-- Start --
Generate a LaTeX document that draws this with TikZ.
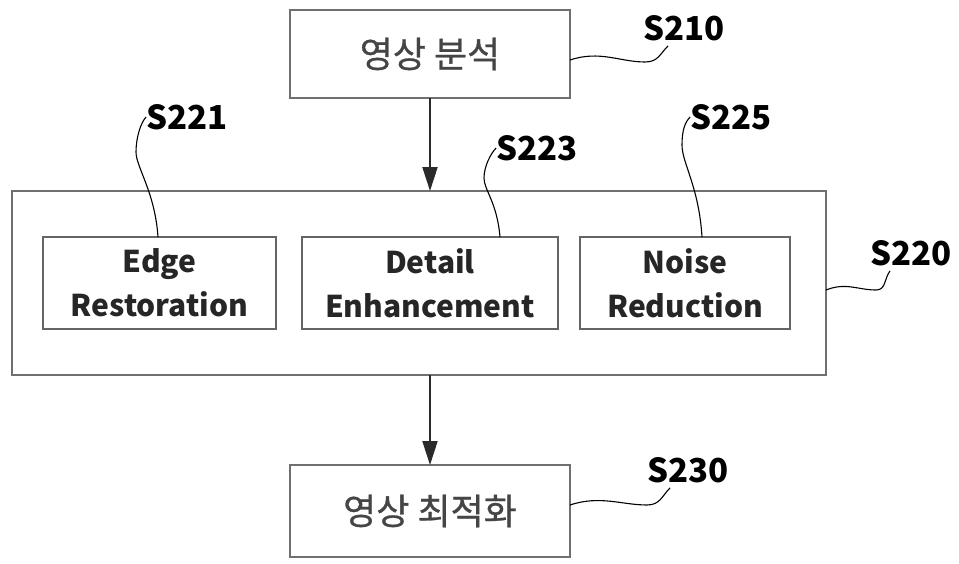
\documentclass[tikz,border=0pt]{standalone}
\usepackage{fontspec}
\setmainfont{Noto Sans CJK KR}
\newfontfamily\krfont[UprightFeatures={FakeBold=0.8}]{Noto Sans CJK KR}
\usepackage{tikz}
\usetikzlibrary{arrows.meta,calc,positioning}

\definecolor{boxline}{HTML}{707070}
\definecolor{koreantext}{HTML}{454545}
\definecolor{flowline}{HTML}{2A2A2A}

\begin{document}
\begin{tikzpicture}[
    x=1pt, y=-1pt,
    stagebox/.style={draw=boxline, line width=2.6pt, outer sep=0pt, minimum height=88pt, minimum width=280pt,
      text=koreantext, font=\krfont\fontsize{36}{40}\selectfont},
    groupbox/.style={draw=boxline, line width=2.6pt, outer sep=0pt, minimum width=814pt, minimum height=184pt},
    subbox/.style={draw=boxline!90!black, line width=2.6pt, outer sep=0pt, minimum height=92pt, align=center,
      text=black!85, font=\fontsize{30}{44}\selectfont\bfseries},
    steplabel/.style={inner sep=0pt, font=\fontsize{33}{36}\selectfont\bfseries},
    flowarrow/.style={-{Triangle[length=24pt,width=15pt]}, line width=2pt, draw=flowline},
    leader/.style={line width=1.1pt, black}
  ]
    \useasboundingbox (0,0) rectangle (959,563);

    \node[stagebox] (anlys) at (430,54) {영상 분석};
    \node[groupbox] (proc) at (419,283) {};
    \node[subbox, minimum width=233pt] (edge) at (159.5,283) {Edge\\ Restoration};
    \node[subbox, minimum width=256pt] (detail) at (430,283) {Detail\\ Enhancement};
    \node[subbox, minimum width=210pt] (noise) at (685,283) {Noise\\ Reduction};
    \node[stagebox, minimum height=92pt] (optim) at (430,511) {영상 최적화};

    \node[steplabel] (lbl210) at (684,28) {S210};
    \node[steplabel] (lbl221) at (187,117) {S221};
    \node[steplabel] (lbl223) at (537,148) {S223};
    \node[steplabel] (lbl225) at (731,117) {S225};
    \node[steplabel] (lbl220) at (911,253) {S220};
    \node[steplabel] (lbl230) at (688,470) {S230};

    \draw[flowarrow] (anlys) -- (anlys |- proc.north);
    \draw[flowarrow] (proc.south -| optim) -- (optim);

    \draw[leader] ($(anlys.east)+(0,6)$) .. controls +(30,-10) and +(-25,0) .. (645,62)
      .. controls +(13,0) and +(-8,8) .. ($(lbl210.south)+(-16,5)$);
    \draw[leader] ($(proc.east)+(0,7)$) .. controls +(20,-8) and +(-18,0) .. (876,290)
      .. controls +(10,0) and +(-6,8) .. ($(lbl220.south)+(-21,5)$);
    \draw[leader] ($(optim.east)+(0,-6)$) .. controls +(30,-10) and +(-25,0) .. (647,505)
      .. controls +(13,0) and +(-8,8) .. ($(lbl230.south)+(-18,5)$);

    \draw[leader] (edge.north -| 158,0) .. controls +(-3,-45) and +(0,15) .. (136,152)
      .. controls +(0,-15) and +(-5,5) .. (lbl221.west);
    \draw[leader] (detail.north -| 500,0) .. controls +(-3,-35) and +(0,12) .. (484,178)
      .. controls +(0,-12) and +(-5,5) .. (lbl223.west);
    \draw[leader] (noise.north -| 702,0) .. controls +(-3,-50) and +(0,18) .. (682,145)
      .. controls +(0,-15) and +(-5,5) .. (lbl225.west);
\end{tikzpicture}
\end{document}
-- End --
(Goal of the exercise):
Exclude the pictures. Write out the remaining data exactly.

(Solved exercise):
Generate a LaTeX document that draws this with TikZ.
\documentclass[tikz,border=0pt]{standalone}
\usepackage{fontspec}
\setmainfont{Noto Sans CJK KR}
\newfontfamily\krfont[UprightFeatures={FakeBold=0.8}]{Noto Sans CJK KR}
\usepackage{tikz}
\usetikzlibrary{arrows.meta,calc,positioning}

\definecolor{boxline}{HTML}{707070}
\definecolor{koreantext}{HTML}{454545}
\definecolor{flowline}{HTML}{2A2A2A}

\begin{document}
\begin{tikzpicture}[
    x=1pt, y=-1pt,
    stagebox/.style={draw=boxline, line width=2.6pt, outer sep=0pt, minimum height=88pt, minimum width=280pt,
      text=koreantext, font=\krfont\fontsize{36}{40}\selectfont},
    groupbox/.style={draw=boxline, line width=2.6pt, outer sep=0pt, minimum width=814pt, minimum height=184pt},
    subbox/.style={draw=boxline!90!black, line width=2.6pt, outer sep=0pt, minimum height=92pt, align=center,
      text=black!85, font=\fontsize{30}{44}\selectfont\bfseries},
    steplabel/.style={inner sep=0pt, font=\fontsize{33}{36}\selectfont\bfseries},
    flowarrow/.style={-{Triangle[length=24pt,width=15pt]}, line width=2pt, draw=flowline},
    leader/.style={line width=1.1pt, black}
  ]
    \useasboundingbox (0,0) rectangle (959,563);

    \node[stagebox] (anlys) at (430,54) {영상 분석};
    \node[groupbox] (proc) at (419,283) {};
    \node[subbox, minimum width=233pt] (edge) at (159.5,283) {Edge\\ Restoration};
    \node[subbox, minimum width=256pt] (detail) at (430,283) {Detail\\ Enhancement};
    \node[subbox, minimum width=210pt] (noise) at (685,283) {Noise\\ Reduction};
    \node[stagebox, minimum height=92pt] (optim) at (430,511) {영상 최적화};

    \node[steplabel] (lbl210) at (684,28) {S210};
    \node[steplabel] (lbl221) at (187,117) {S221};
    \node[steplabel] (lbl223) at (537,148) {S223};
    \node[steplabel] (lbl225) at (731,117) {S225};
    \node[steplabel] (lbl220) at (911,253) {S220};
    \node[steplabel] (lbl230) at (688,470) {S230};

    \draw[flowarrow] (anlys) -- (anlys |- proc.north);
    \draw[flowarrow] (proc.south -| optim) -- (optim);

    \draw[leader] ($(anlys.east)+(0,6)$) .. controls +(30,-10) and +(-25,0) .. (645,62)
      .. controls +(13,0) and +(-8,8) .. ($(lbl210.south)+(-16,5)$);
    \draw[leader] ($(proc.east)+(0,7)$) .. controls +(20,-8) and +(-18,0) .. (876,290)
      .. controls +(10,0) and +(-6,8) .. ($(lbl220.south)+(-21,5)$);
    \draw[leader] ($(optim.east)+(0,-6)$) .. controls +(30,-10) and +(-25,0) .. (647,505)
      .. controls +(13,0) and +(-8,8) .. ($(lbl230.south)+(-18,5)$);

    \draw[leader] (edge.north -| 158,0) .. controls +(-3,-45) and +(0,15) .. (136,152)
      .. controls +(0,-15) and +(-5,5) .. (lbl221.west);
    \draw[leader] (detail.north -| 500,0) .. controls +(-3,-35) and +(0,12) .. (484,178)
      .. controls +(0,-12) and +(-5,5) .. (lbl223.west);
    \draw[leader] (noise.north -| 702,0) .. controls +(-3,-50) and +(0,18) .. (682,145)
      .. controls +(0,-15) and +(-5,5) .. (lbl225.west);
\end{tikzpicture}
\end{document}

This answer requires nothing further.